All Her Beautiful Green Remains in Tears – Amy Cutler, 11 min (2018)
Sexist nature documentary archives are re-mixed and re-narrated by machine learning. This film’s narrator is an artificial consciousness which has learned its existence entirely from reading the female protagonist voice in 14 million passages of romance novels. Using image recognition/ closed captioning, it tells an entirely different story of the “birds and the bees” of nature documentary: one of female desire, trauma, masochism, and emotional fantasy.

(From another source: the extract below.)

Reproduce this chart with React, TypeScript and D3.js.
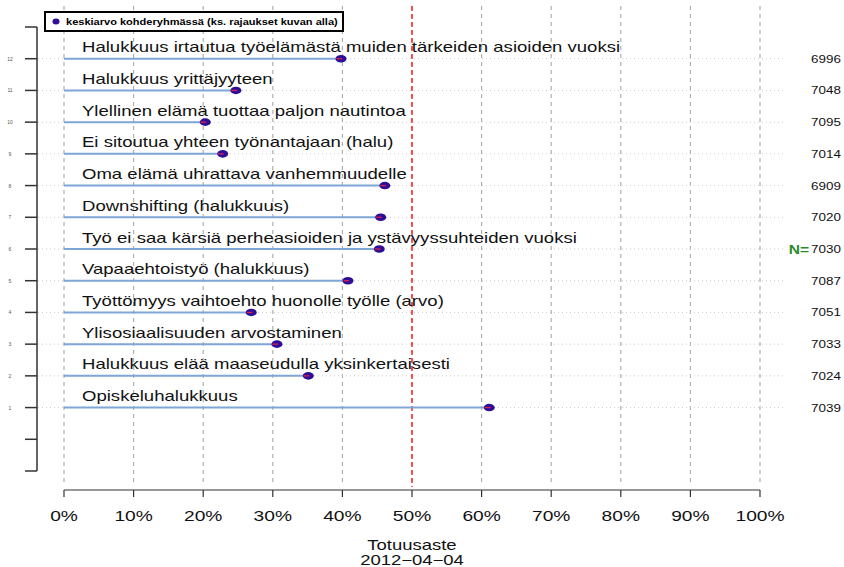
import React from "react";
import * as d3 from "d3";

const labels = [
  "Halukkuus irtautua työelämästä muiden tärkeiden asioiden vuoksi",
  "Halukkuus yrittäjyyteen",
  "Ylellinen elämä tuottaa paljon nautintoa",
  "Ei sitoutua yhteen työnantajaan (halu)",
  "Oma elämä uhrattava vanhemmuudelle",
  "Downshifting (halukkuus)",
  "Työ ei saa kärsiä perheasioiden ja ystävyyssuhteiden vuoksi",
  "Vapaaehtoistyö (halukkuus)",
  "Työttömyys vaihtoehto huonolle työlle (arvo)",
  "Ylisosiaalisuuden arvostaminen",
  "Halukkuus elää maaseudulla yksinkertaisesti",
  "Opiskeluhalukkuus",
];
const rows = [12, 11, 10, 9, 8, 7, 6, 5, 4, 3, 2, 1];
const values = [39.8, 24.7, 20.3, 22.8, 46.1, 45.5, 45.3, 40.8, 26.9, 30.6, 35.1, 61.1];
const counts = [6996, 7048, 7095, 7014, 6909, 7020, 7030, 7087, 7051, 7033, 7024, 7039];
const xTicks = [0, 10, 20, 30, 40, 50, 60, 70, 80, 90, 100];
const yTicks = [-1, 0, 1, 2, 3, 4, 5, 6, 7, 8, 9, 10, 11, 12, 13];

const SX = 1.28;

function T(props: any) {
  const { x, y, children, sx = SX, ...rest } = props;
  return (
    <text transform={`translate(${x},${y}) scale(${sx},1)`} {...rest}>
      {children}
    </text>
  );
}

export default function App() {
  const W = 844, H = 567;
  const x = d3.scaleLinear().domain([0, 100]).range([64, 760]);
  const y = d3.scaleLinear().domain([-1, 13]).range([471, 27]);
  const font = "Liberation Sans, Arial, sans-serif";
  return (
    <svg width={W} height={H} style={{ position: "absolute", left: 0, top: 0, background: "#fff" }} fontFamily={font}>
      {xTicks.map((t) => (
        <line key={"g" + t} x1={x(t)} x2={x(t)} y1={6} y2={484} stroke="#b0b0b0" strokeWidth={1.2} strokeDasharray="4,4" />
      ))}
      {rows.map((r) => (
        <line key={"h" + r} x1={38} x2={786} y1={y(r)} y2={y(r)} stroke="#cccccc" strokeWidth={1} strokeDasharray="1,3" />
      ))}
      <line x1={37} x2={37} y1={y(13)} y2={y(-1)} stroke="#333" strokeWidth={1.5} />
      {yTicks.map((t) => (
        <line key={"yt" + t} x1={25} x2={37} y1={y(t)} y2={y(t)} stroke="#333" strokeWidth={1.5} />
      ))}
      {rows.map((r) => (
        <text key={"yl" + r} x={10} y={y(r) + 2} fontSize={5} fill="#555" textAnchor="middle">{r}</text>
      ))}
      <line x1={x(50)} x2={x(50)} y1={6} y2={487} stroke="#ff0000" strokeWidth={1.2} strokeDasharray="5,3" />
      {rows.map((r, i) => (
        <g key={"b" + r}>
          <line x1={x(0)} x2={x(values[i])} y1={y(r)} y2={y(r)} stroke="#7ea6d6" strokeWidth={2} />
          <ellipse cx={x(values[i])} cy={y(r)} rx={5.5} ry={3.8} fill="#2e0e96" />
          <line x1={x(values[i]) - 4.5} x2={x(values[i]) + 1} y1={y(r)} y2={y(r)} stroke="#e0204a" strokeWidth={1.3} />
          <T x={82} y={y(r) - 6.5} fontSize={14.5} fill="#111">{labels[i]}</T>
          <T x={841} y={y(r) + 4} fontSize={10.5} fill="#111" textAnchor="end">{counts[i]}</T>
        </g>
      ))}
      <T x={809} y={y(6) + 4.5} fontSize={12} fill="#2a8a2a" textAnchor="end" fontWeight="bold" sx={1.3}>N=</T>
      <line x1={x(0)} x2={x(100)} y1={490} y2={490} stroke="#333" strokeWidth={1.2} />
      {xTicks.map((t) => (
        <g key={"xt" + t}>
          <line x1={x(t)} x2={x(t)} y1={490} y2={497} stroke="#333" strokeWidth={1.2} />
          <T x={x(t)} y={521} fontSize={15} fill="#111" textAnchor="middle">{t + "%"}</T>
        </g>
      ))}
      <T x={x(50)} y={550} fontSize={14} fill="#111" textAnchor="middle" sx={1.32}>Totuusaste</T>
      <T x={x(50)} y={564.5} fontSize={14} fill="#111" textAnchor="middle" sx={1.32}>2012−04−04</T>
      <rect x={45} y={12} width={298} height={19} fill="#fff" stroke="#000" strokeWidth={2} />
      <ellipse cx={56} cy={21.5} rx={3.5} ry={3} fill="#2e0e96" />
      <T x={66} y={24.5} fontSize={8.5} fontWeight="bold" fill="#000" sx={1.3}>keskiarvo kohderyhmässä (ks. rajaukset kuvan alla)</T>
    </svg>
  );
}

RAVINE/MACHINE – Live Set (30 min)
RAVINE/MACHINE are the duo of live cinema artist and geographer Amy Cutler and sound designer and DIY instrument maker Scott Pitkethly. They create audio-visual fieldtrips with various forms of manipulated analogue tools, from 35mm carousels to 16mm reels to toy harp and rotary candles. Their holograms, zithers, and hacked music boxes are inspired by the do-it-yourself style of early cinema’s “phantasmagoria” (assembly of spectres). For LAZARUS TAXA they will be performing a live set designed for Braziers barn, inspired by fireflies, water insects, and The Kindred of the Kibbo Kift. Source footage includes reels spliced from educational 16mm made for schools.